* _STORED DATA_:
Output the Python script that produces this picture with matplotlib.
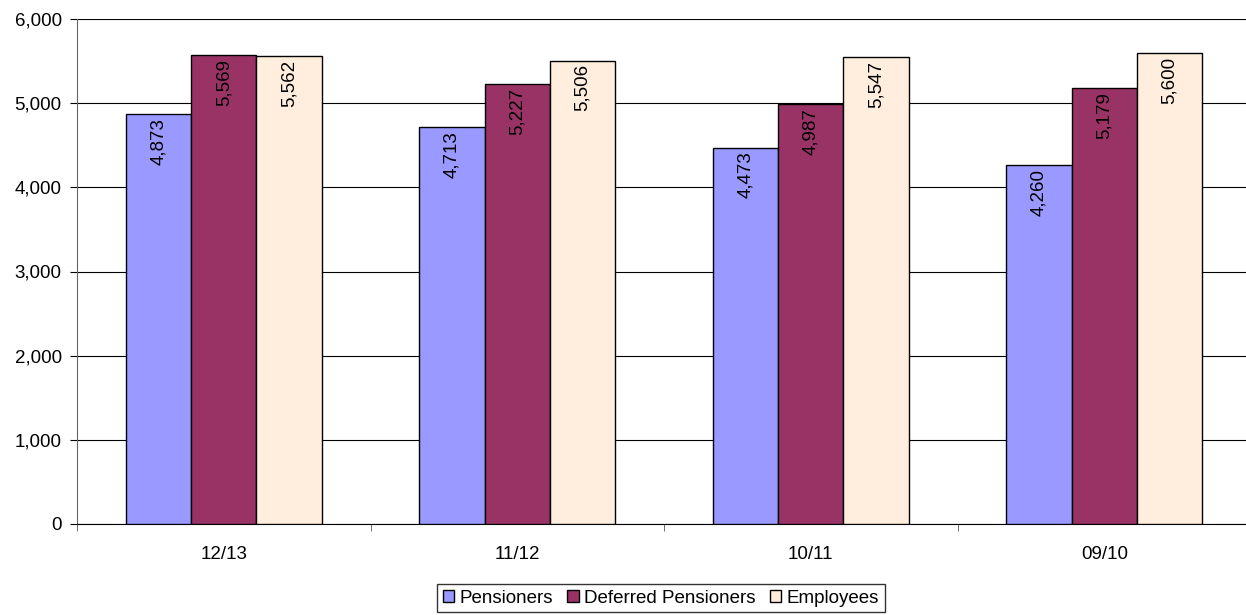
import matplotlib
matplotlib.use("Agg")
import matplotlib.pyplot as plt
import numpy as np

categories = ["12/13", "11/12", "10/11", "09/10"]
series_names = ["Pensioners", "Deferred Pensioners", "Employees"]
pensioners = [4873, 4713, 4473, 4260]
deferred = [5569, 5227, 4987, 5179]
employees = [5562, 5506, 5547, 5600]
colors = ["#9999FF", "#993366", "#FFEEDD"]

plt.rcParams['font.family'] = ['Liberation Sans', 'DejaVu Sans']
FS = 13.5

fig = plt.figure(figsize=(12.46, 6.15), dpi=100)
ax = fig.add_axes([77/1246, 91/615, 1174/1246, 505/615])

x = np.arange(len(categories))
w = 0.223
data = [pensioners, deferred, employees]
for i, (vals, name, c) in enumerate(zip(data, series_names, colors)):
    pos = x + (i - 1) * w
    ax.bar(pos, vals, width=w, color=c, edgecolor="black", linewidth=1.0, label=name, zorder=3)
    for p, v in zip(pos, vals):
        ax.text(p, v - 45, f"{v:,}", rotation=90, ha="center", va="top", fontsize=FS, zorder=4)

ax.set_xlim(-0.5, len(categories) - 0.5)
ax.set_ylim(0, 6000)
ax.set_yticks(range(0, 6001, 1000))
ax.set_yticklabels([f"{v:,}" for v in range(0, 6001, 1000)], fontsize=FS)
ax.yaxis.grid(True, color="black", linewidth=0.8, zorder=0)
ax.set_xticks(x)
ax.set_xticklabels(categories, fontsize=FS)
ax.tick_params(axis="x", length=0, pad=16)
ax.set_xticks(np.arange(-0.5, len(categories)), minor=True)
ax.tick_params(axis="x", which="minor", length=5, color="#555555")
ax.tick_params(axis="y", length=5, color="black", pad=6)
for s in ["top", "right"]:
    ax.spines[s].set_visible(False)
ax.spines["left"].set_color("#666666")
ax.spines["bottom"].set_color("black")

leg = fig.legend(loc="lower center", bbox_to_anchor=(661/1246, -0.011), ncol=3, frameon=True,
                 fontsize=FS, handlelength=0.6, handleheight=0.6, handletextpad=0.3,
                 columnspacing=0.75, borderpad=0.3, fancybox=False, edgecolor="black")
leg.get_frame().set_linewidth(1.0)

fig.savefig("out.png", dpi=100)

* _JOB_:
Which lines contain the word "matplotlib"? Copy each of them.

* _COMPLETED EXERCISE_:
Output the Python script that produces this picture with matplotlib.
import matplotlib
matplotlib.use("Agg")
import matplotlib.pyplot as plt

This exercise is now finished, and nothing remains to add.